A.V. Rockwell’s A Thousand and One won the Grand Jury Prize at this year's Sundance Film Festival for its devastating portrayal of a mother raising her son in New York City in the 1990s and 2000s. After Inez (Teyana Taylor) is released from prison, she kidnaps her son Terry from foster care, taking him to Harlem to raise him. Taylor tapped her own experience as a mother to make her character both real and unforgettable. “I think her being a mother in real life really shines through in her portrayal,” Rockwell tells Cinema Daily. Never shying away from the complex reality of being a Black mother in America, Taylor’s portrayal of motherhood is inspiring and eye opening. The Washington Post writes, “This is a tough, beautiful, honest and bracingly hopeful movie about mutual care and unconditional love, with a transformative and indelible performance at its core.”

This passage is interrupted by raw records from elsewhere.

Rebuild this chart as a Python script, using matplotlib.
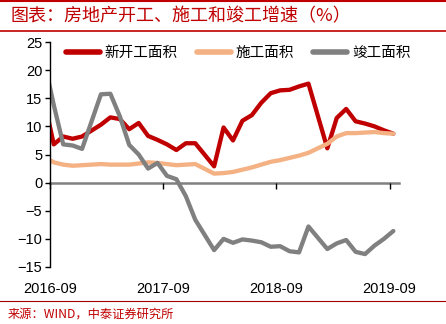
import matplotlib
matplotlib.use("Agg")
import matplotlib.pyplot as plt
from matplotlib.lines import Line2D

plt.rcParams['font.family'] = ['Liberation Sans', 'Noto Sans CJK SC', 'DejaVu Sans']

# ---- data (cumulative YoY %, January merged into February) ----
months = ['2016-08', '2016-09', '2016-10', '2016-11', '2016-12',
          '2017-02', '2017-03', '2017-04', '2017-05', '2017-06', '2017-07',
          '2017-08', '2017-09', '2017-10', '2017-11', '2017-12',
          '2018-02', '2018-03', '2018-04', '2018-05', '2018-06', '2018-07',
          '2018-08', '2018-09', '2018-10', '2018-11', '2018-12',
          '2019-02', '2019-03', '2019-04', '2019-05', '2019-06', '2019-07',
          '2019-08', '2019-09']
new_start = [14.5, 6.8, 8.2, 7.8, 8.2,
             10.3, 11.6, 11.3, 9.5, 10.6, 8.3, 7.6, 6.8, 5.8, 7.0, 7.0,
             2.9, 9.8, 7.5, 11.0, 12.0, 14.2, 15.9, 16.4, 16.5, 17.1, 17.6,
             6.1, 11.5, 13.1, 10.9, 10.5, 10.0, 9.3, 8.7]
under_constr = [4.6, 3.6, 3.2, 3.0, 3.1,
                3.3, 3.2, 3.2, 3.2, 3.4, 3.6, 3.5, 3.3, 3.1, 3.2, 3.3,
                1.6, 1.7, 1.9, 2.3, 2.7, 3.2, 3.7, 4.0, 4.4, 4.8, 5.3,
                6.9, 8.2, 8.8, 8.8, 8.9, 9.0, 8.8, 8.7]
completed = [21.5, 13.8, 6.8, 6.6, 6.0,
             15.7, 15.8, 11.8, 6.7, 5.0, 2.5, 3.5, 1.2, 0.6, -2.4, -6.6,
             -12.0, -10.0, -10.7, -10.1, -10.3, -10.6, -11.4, -11.3, -12.2, -12.4, -7.8,
             -11.8, -10.8, -10.2, -12.3, -12.7, -11.2, -10.0, -8.6]
series_names = ['新开工面积', '施工面积', '竣工面积']
tick_labels = ['2016-09', '2017-09', '2018-09', '2019-09']
title = '图表：房地产开工、施工和竣工增速（%）'
source = '来源：WIND，中泰证券研究所'

colors = ['#C00000', '#F4B183', '#808080']


def month_pos(s):
    y, m = s.split('-')
    return (int(y) - 2016) * 12 + int(m) - 9 + 0.4


x = [month_pos(m) for m in months]
tick_pos = [month_pos(t) - 0.4 for t in tick_labels]

fig = plt.figure(figsize=(4.46, 3.24), dpi=100)
ax = fig.add_axes([50 / 446, 1 - 267 / 324, 349 / 446, 225 / 324])

for vals, c, name in zip([new_start, under_constr, completed], colors, series_names):
    ax.plot(x, vals, color=c, lw=3.1, solid_capstyle='round',
            solid_joinstyle='round', label=name, clip_on=True)

ax.set_xlim(0, 37)
ax.set_ylim(-15, 25)
ax.set_yticks(range(-15, 30, 5))
ax.tick_params(axis='y', direction='out', length=3.5, width=1, color='black',
               labelsize=10.5, pad=2, labelcolor='black')

for s in ['top', 'right']:
    ax.spines[s].set_visible(False)
ax.spines['left'].set_color('black')
ax.spines['left'].set_linewidth(1.0)
ax.spines['bottom'].set_position(('data', 0))
ax.spines['bottom'].set_color('#808080')
ax.spines['bottom'].set_linewidth(1.8)
ax.spines['bottom'].set_zorder(0.5)
ax.set_xticks(tick_pos)
ax.set_xticklabels([])
ax.tick_params(axis='x', direction='out', length=4, width=1, color='black')

sec = ax.secondary_xaxis('bottom')
sec.set_xticks(tick_pos)
sec.set_xticklabels(tick_labels)
sec.tick_params(axis='x', length=0, labelsize=10.5, pad=11, labelcolor='black')
sec.spines['bottom'].set_visible(False)

leg = ax.legend(loc='center left', bbox_to_anchor=(0.03, 0.95), ncol=3,
                frameon=False, handlelength=2.3, handletextpad=0.35,
                columnspacing=1.3, borderaxespad=0,
                prop={'family': ['Noto Sans CJK SC'], 'size': 10.5})
for h in leg.get_lines():
    h.set_linewidth(4.0)

# header / footer decoration
fig.add_artist(Line2D([0, 1], [1 - 0.8 / 324, 1 - 0.8 / 324], color='#C00000', lw=1.5,
                      transform=fig.transFigure))
fig.add_artist(Line2D([0, 1], [1 - 30.5 / 324, 1 - 30.5 / 324], color='#C00000', lw=1.2,
                      transform=fig.transFigure))
fig.add_artist(Line2D([0, 1], [1 - 301 / 324, 1 - 301 / 324], color='#A00000', lw=0.8,
                      transform=fig.transFigure))
fig.text(10 / 446, 1 - 16 / 324, title, color='#C00000', fontsize=13,
         family=['Noto Sans CJK SC'], va='center', ha='left')
fig.text(8 / 446, 1 - 314 / 324, source, color='#C00000', fontsize=8.8,
         family=['Noto Sans CJK SC'], va='center', ha='left')

fig.savefig('out.png', dpi=100)
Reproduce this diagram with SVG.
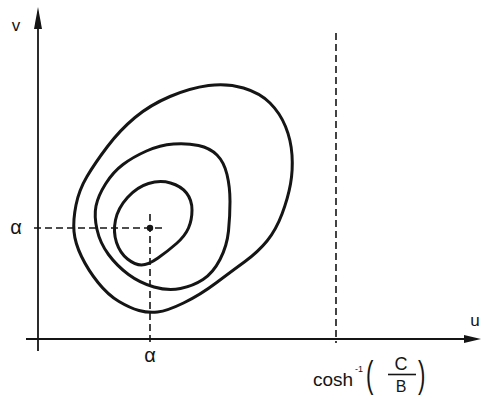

Watch A Thousand and One now!

The official trailer for Let Him Go

Diane Lane in Let Him Go

Let Him Go

In Let Him Go, filmmaker Thomas Bezucha recasts the traditional American Western by making mothers the central characters. In the early 1960s, retired sheriff George Blackledge (Kevin Costner) and his wife Margaret (Diane Lane), still mourning the death of their only son, have their tragedy compounded when their daughter-in-law and her new husband take their grandson to live in North Dakota. To make matters worse, his new family, ruled by its iron matriarch (Lesley Manville), has no interest in including the boy’s grandparents in his upbringing. So the two mothers face each other down for the boy’s future. The New Yorker summed up the drama’s pull by writing, “The film has two mothers of steel, squaring up to each other, and two formidable actresses, of radically different styles, face to face.”

Watch Let Him Go now!

The official trailer for The Kids Are All Right

Annette Bening and Julianne Moore in The Kids Are All Right

The Kids Are All Right

In Lisa Cholodenko’s The Kids Are All Right, Nic (Annette Bening) and Jules (Julianne Moore) are a couple raising two kids (Mia Wasikowska and Josh Hutcherson) whose lives are turned upside down when they meet Paul (Mark Ruffalo), their sperm-donor dad. Cholodenko reframes the very concept of family with charm, comedy, and intelligence. The critically acclaimed film was nominated for four Academy Awards, including Best Picture. While many raved about its subtle representation of same-sex marriage and alternative families, NPR writes, “If The Kids Are All Right can be said to have a gay sensibility at all, it lies in the film's rousing defense of one of the most maligned figures in American cinema—the strong mother.”